Lunch (unpictured) was more turkey breast (had a lot of this), rice, more of the veggie mix
Dinner was a sort of a messy salad--what can I say, I ran out of time. Lettuce, tomato, turkey, rice, turkey-beet soup, liquid from the chicken soup, acorn squash, jalapeños. Thought it would be terrible but it wasn't half bad. Definitely need to stock up on some PCP emergency canned and/or frozen rations.

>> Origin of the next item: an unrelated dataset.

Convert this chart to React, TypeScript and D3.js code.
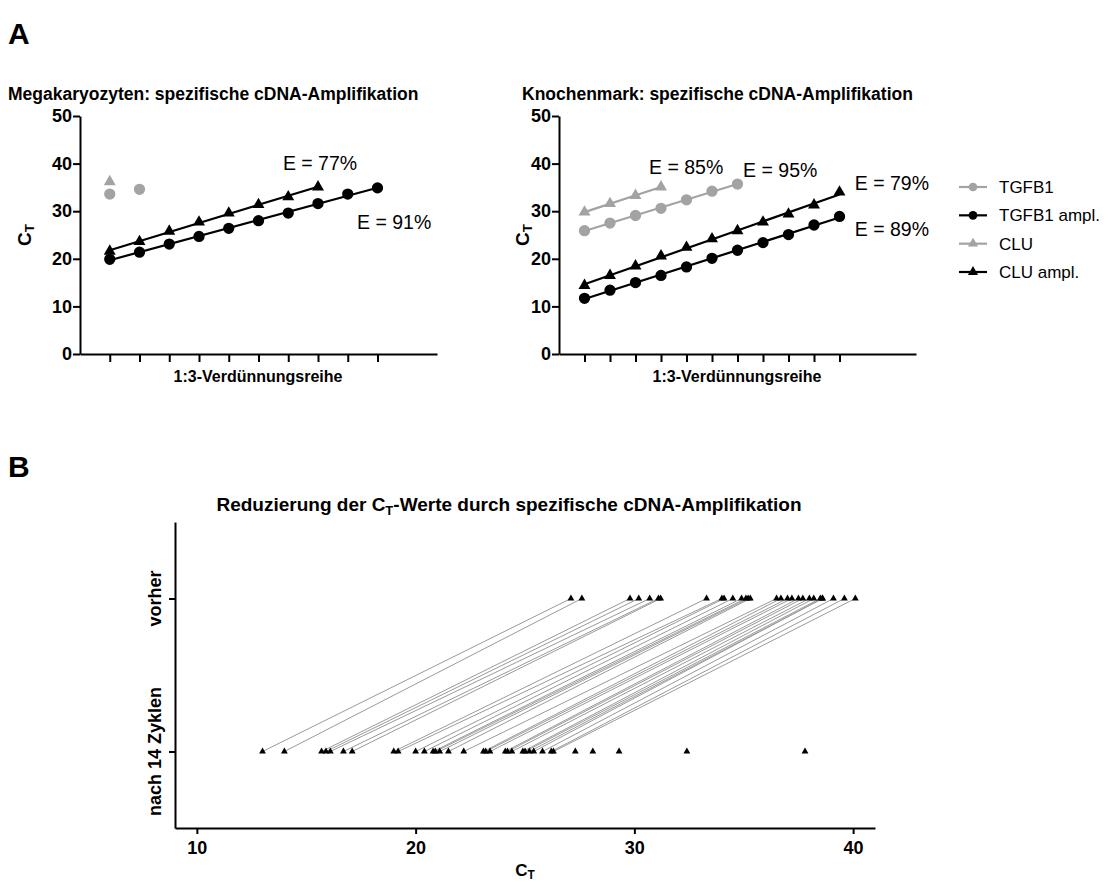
import * as d3 from "d3";
import React, { useRef, useEffect } from "react";

const FONT = "'Liberation Sans', Arial, Helvetica, sans-serif";
const GRAY = "#a3a3a3";

// A: Ct values along the 1:3 dilution series (step 1, 2, 3 ...)
const megTGFB1 = [33.6, 34.6];
const megCLU = [36.2];
const megTGFB1ampl = [19.9, 21.4, 23.1, 24.7, 26.4, 28.0, 29.6, 31.6, 33.6, 34.9];
const megCLUampl = [21.6, 23.6, 25.8, 27.7, 29.6, 31.4, 33.0, 35.1];

const kmTGFB1 = [25.9, 27.5, 29.1, 30.6, 32.4, 34.2, 35.7];
const kmCLU = [29.8, 31.6, 33.3, 35.1];
const kmTGFB1ampl = [11.7, 13.4, 15.0, 16.5, 18.3, 20.1, 21.8, 23.4, 25.1, 27.1, 28.9];
const kmCLUampl = [14.4, 16.5, 18.5, 20.6, 22.4, 24.2, 25.9, 27.7, 29.4, 31.3, 34.0];

const yTicksA = [0, 10, 20, 30, 40, 50];
const legendNames = ["TGFB1", "TGFB1 ampl.", "CLU", "CLU ampl."];

// B: paired Ct values before / after 14 cycles of amplification
const groupsB = ["vorher", "nach 14 Zyklen"];
const xTicksB = [10, 20, 30, 40];
const vorher = [27.1, 27.6, 29.8, 30.2, 30.7, 31.1, 31.2, 33.3, 34.0, 34.1, 34.5, 34.9, 35.1, 35.2, 35.3,
  36.5, 36.7, 37.0, 37.2, 37.5, 37.7, 38.0, 38.2, 38.5, 38.6, 38.6, 39.1, 39.6, 40.1];
const nach14 = [13.0, 14.0, 15.7, 15.9, 16.1, 16.7, 17.1, 19.0, 19.2, 20.0, 20.4, 20.8, 20.9, 21.1, 21.5,
  22.2, 23.1, 23.2, 23.4, 24.1, 24.2, 24.4, 24.9, 25.0, 25.2, 25.4, 25.8, 26.2, 26.3];
const nachOnly = [27.3, 28.1, 29.3, 32.4, 37.8];

const fitLine = (vals) => {
  const xs = vals.map((_, i) => i + 1);
  const mx = d3.mean(xs), my = d3.mean(vals);
  const b = d3.sum(xs, (xi, i) => (xi - mx) * (vals[i] - my)) / d3.sum(xs, (xi) => (xi - mx) ** 2);
  const a = my - b * mx;
  const n = vals.length;
  return [[1, a + b], [n, a + b * n]];
};

function App() {
  const ref = useRef();

  useEffect(() => {
    document.body.style.margin = "0";
    const svg = d3.select(ref.current);
    svg.selectAll("*").remove();
    draw(svg);
  }, []);

  const styleAxis = (ax, size) => {
    ax.attr("font-family", FONT).attr("font-size", size);
    ax.select(".domain").attr("stroke", "#000").attr("stroke-width", 2);
    ax.selectAll(".tick line").attr("stroke", "#000").attr("stroke-width", 2);
    ax.selectAll(".tick text").attr("fill", "#000").attr("font-weight", "bold");
  };

  const ctLabel = (sel, x, y, rotate, size) => {
    const t = sel.append("text")
      .attr("font-family", FONT).attr("font-weight", "bold").attr("font-size", size)
      .attr("text-anchor", "middle");
    if (rotate) t.attr("transform", "translate(" + x + "," + y + ")rotate(-90)");
    else t.attr("x", x).attr("y", y);
    t.append("tspan").text("C");
    t.append("tspan").attr("font-size", size * 0.7).attr("dy", "0.25em").text("T");
  };

  const marker = (shape, size) =>
    d3.symbol().type(shape === "circle" ? d3.symbolCircle : d3.symbolTriangle).size(size)();

  const drawPanelA = (svg, o) => {
    const nSteps = d3.max(o.series, (s) => s.values.length);
    const x = d3.scaleLinear().domain([0, o.xMax]).range([o.x0, o.x0 + 357]);
    const y = d3.scaleLinear().domain([0, 50]).range([354, 116]);
    const g = svg.append("g");

    const ya = g.append("g").attr("transform", "translate(" + o.x0 + ",0)")
      .call(d3.axisLeft(y).tickValues(yTicksA).tickSize(7).tickPadding(1).tickSizeOuter(0));
    styleAxis(ya, 18);
    const xa = g.append("g").attr("transform", "translate(0,354)")
      .call(d3.axisBottom(x).tickValues(d3.range(1, nSteps + 1)).tickFormat(() => "").tickSize(8).tickSizeOuter(0));
    styleAxis(xa, 18);

    g.append("text").attr("x", o.titleX).attr("y", 100)
      .attr("font-family", FONT).attr("font-weight", "bold").attr("font-size", 17.5)
      .text(o.title);
    g.append("text").attr("x", o.x0 + 178).attr("y", 382).attr("text-anchor", "middle")
      .attr("font-family", FONT).attr("font-weight", "bold").attr("font-size", 16)
      .text("1:3-Verdünnungsreihe");
    ctLabel(g, o.ctX, y(25), true, 19);

    const line = d3.line().x((d) => x(d[0])).y((d) => y(d[1]));
    o.series.filter((s) => s.fit).forEach((s) => {
      g.append("path").attr("d", line(fitLine(s.values)))
        .attr("fill", "none").attr("stroke", s.color).attr("stroke-width", 2.2);
    });
    o.series.forEach((s) => {
      g.append("g").selectAll("path").data(s.values).enter().append("path")
        .attr("d", marker(s.shape, s.shape === "circle" ? 100 : 62))
        .attr("transform", (d, i) => "translate(" + x(i + 1) + "," + y(d) + ")")
        .attr("fill", s.color);
    });

    o.notes.forEach((n) => {
      g.append("text").attr("x", x(n.at[0])).attr("y", y(n.at[1]))
        .attr("font-family", FONT).attr("font-size", 19.5).text(n.text);
    });
  };

  const draw = (svg) => {
    svg.append("text").attr("x", 8).attr("y", 44)
      .attr("font-family", FONT).attr("font-weight", "bold").attr("font-size", 30).text("A");
    svg.append("text").attr("x", 8).attr("y", 477)
      .attr("font-family", FONT).attr("font-weight", "bold").attr("font-size", 30).text("B");

    drawPanelA(svg, {
      x0: 80, xMax: 12, titleX: 8, ctX: 31,
      title: "Megakaryozyten: spezifische cDNA-Amplifikation",
      series: [
        { values: megTGFB1, color: GRAY, shape: "circle", fit: false },
        { values: megCLU, color: GRAY, shape: "triangle", fit: false },
        { values: megTGFB1ampl, color: "#000", shape: "circle", fit: true },
        { values: megCLUampl, color: "#000", shape: "triangle", fit: true },
      ],
      notes: [
        { text: "E = 77%", at: [6.82, 38.7] },
        { text: "E = 91%", at: [9.31, 26.3] },
      ],
    });

    drawPanelA(svg, {
      x0: 559, xMax: 14, titleX: 522, ctX: 529,
      title: "Knochenmark: spezifische cDNA-Amplifikation",
      series: [
        { values: kmTGFB1, color: GRAY, shape: "circle", fit: true },
        { values: kmCLU, color: GRAY, shape: "triangle", fit: true },
        { values: kmTGFB1ampl, color: "#000", shape: "circle", fit: true },
        { values: kmCLUampl, color: "#000", shape: "triangle", fit: true },
      ],
      notes: [
        { text: "E = 85%", at: [3.53, 37.8] },
        { text: "E = 95%", at: [7.22, 37.2] },
        { text: "E = 79%", at: [11.6, 34.5] },
        { text: "E = 89%", at: [11.6, 24.8] },
      ],
    });

    // legend
    const legColors = [GRAY, "#000", GRAY, "#000"];
    const legShapes = ["circle", "circle", "triangle", "triangle"];
    const ly = d3.scalePoint().domain(legendNames).range([187, 272]);
    const lg = svg.append("g").selectAll("g").data(legendNames).enter().append("g")
      .attr("transform", (d) => "translate(959," + ly(d) + ")");
    lg.append("line").attr("x1", 0).attr("x2", 28)
      .attr("stroke", (d, i) => legColors[i]).attr("stroke-width", 2.2);
    lg.append("path").attr("transform", "translate(14,0)")
      .attr("d", (d, i) => marker(legShapes[i], legShapes[i] === "circle" ? 60 : 45))
      .attr("fill", (d, i) => legColors[i]);
    lg.append("text").attr("x", 40).attr("dy", "0.35em")
      .attr("font-family", FONT).attr("font-size", 17).text((d) => d);

    // panel B
    const xb = d3.scaleLinear().domain([9, 41]).range([175, 875]);
    const yb = d3.scalePoint().domain(groupsB).range([522, 828]).padding(0.5);
    const gb = svg.append("g");

    const xba = gb.append("g").attr("transform", "translate(0,828)")
      .call(d3.axisBottom(xb).tickValues(xTicksB).tickSize(6).tickPadding(7).tickSizeOuter(0));
    styleAxis(xba, 18);
    const yba = gb.append("g").attr("transform", "translate(175,0)")
      .call(d3.axisLeft(yb).tickFormat(() => "").tickSize(6).tickSizeOuter(0));
    styleAxis(yba, 18);
    groupsB.forEach((gname) => {
      gb.append("text").attr("transform", "translate(161," + yb(gname) + ")rotate(-90)")
        .attr("text-anchor", "middle").attr("font-family", FONT).attr("font-weight", "bold")
        .attr("font-size", 18).text(gname);
    });

    const tt = gb.append("text").attr("x", 509).attr("y", 511).attr("text-anchor", "middle")
      .attr("font-family", FONT).attr("font-weight", "bold").attr("font-size", 19);
    tt.append("tspan").text("Reduzierung der C");
    tt.append("tspan").attr("font-size", 13).attr("dy", "0.3em").text("T");
    tt.append("tspan").attr("dy", "-0.2em").text("-Werte durch spezifische cDNA-Amplifikation");

    ctLabel(gb, xb(25), 876, false, 17);

    gb.append("g").selectAll("line").data(vorher).enter().append("line")
      .attr("x1", (d) => xb(d)).attr("y1", yb(groupsB[0]))
      .attr("x2", (d, i) => xb(nach14[i])).attr("y2", yb(groupsB[1]))
      .attr("stroke", "#9a9a9a").attr("stroke-width", 1);

    const tri = marker("triangle", 20);
    gb.append("g").selectAll("path").data(vorher).enter().append("path")
      .attr("d", tri).attr("transform", (d) => "translate(" + xb(d) + "," + yb(groupsB[0]) + ")");
    gb.append("g").selectAll("path").data(nach14.concat(nachOnly)).enter().append("path")
      .attr("d", tri).attr("transform", (d) => "translate(" + xb(d) + "," + yb(groupsB[1]) + ")");
  };

  return (
    <div className="Chart">
      <svg ref={ref} width={1110} height={882} style={{ display: "block" }}></svg>
    </div>
  );
}

export default App;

Had tons of energy today. Felt like running around while I was stuck sitting in the office.
Sunday, April 25, 2010
Lunch: (unpictured) Corn, tomato, turkey breast meat, leftover beet&turkey rice, sourdough rye bread
Dinner: Turkey meat, bread, lettuce, leftover rutabaga.

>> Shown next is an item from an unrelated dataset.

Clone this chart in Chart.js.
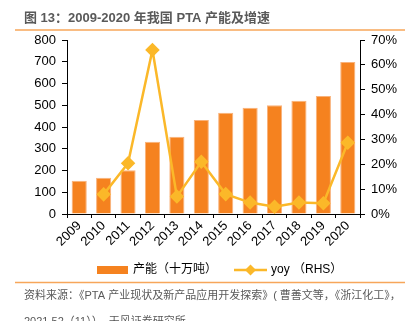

I steamed acorn squash and the rest of the beets as Patrick suggested. I've been using fruit-salad to the same effect. Indeed, why not chunked-steamed-veggie salad?
Sat Apr 24th
Saturday, April 24, 2010
Lunch: lesson learned--when dieting by weighing one's food, the scale is most sensitive to the amount of water in the food. A dry fluffy bread weighs almost nothing, and so it takes a *lot* of slices to make the gram count. The rest of the lunch is leftover dinner with some extra veggies (broccoli and cauliflower) thrown in
Dinner: Chicken soup-like dish made with radish, radish greens, broccoli, carrot, whole wheat pasta, and of course chicken. This was a winner, and the contrast of the small amount of (somewhat soggy) pasta vs. the bread at lunch couldn't have been greater. Definitely feeling the burn on all the exercises now. I can't wait to see what happens to my stats after a week of eating this sort of quantity of real food. Will my body use all that energy or build muscle with it?
Friday, April 23, 2010
Wow, that was too much food
Still, in defense of Michael Pollan, I suppose I could have and occasionally did eat this much pasta, pizza, ice-cream, fried-foods, etc. without so much trouble. This sort of food is just difficult to eat in these sorts of quantities (I suppose on account of all the fiber). Anyway, breakfast was fried-egg-on-rice, tomato and bell-pepper, milk
lunch: corn & celery, steak sandwiches w/dijon mustard
dinner: salmon cooked with mushroom & salsa, bread. A bit of a dangerous experiment with leftovers but it ended up tasting like bouillabaisse. Measuring weights after cooking was tricky but basically I fished out chunks of salmon and counted the rest as veggie.
Two of the snacks were berry mix, the other was a large orange.
Tonight I hope to do a better job of preparing the food as this was all a bit of a rush today. I went and bought just about every veggie in the store that I didn't recognize or don't know how to cook. As Patrick wrote, "We're living in the matrix." Indeed. For the record, as for rutabaga, you boil it.
Wednesday, April 21, 2010
Yogurt with banana for breakfast.
Mushroom / Kimchi / Bell-Pepper / Red-Onion / Omelet for lunch, with pita bread and grapes
bought and ate a banana while cycling around looking at apartments
I wanted to get rotisserie chicken for dinner, but Whole Foods didn't seem to have it (well, other than the whole chicken). So fried up a chicken-breast stir-fry with lots of Soy Sauce. Kept the rice and chicken portion at the largest-meal-of-the-day week-2 figures Patrick just sent us, mostly just to see how much it really was. Didn't bother to weigh the veggies which I'm sure were way over (would too much veggie actually be a problem?). Anyway, it was plenty of food and quite yummy. My whole body's sore today (from Badminton, PCP, and cycling), and the 8th day exercises were very difficult.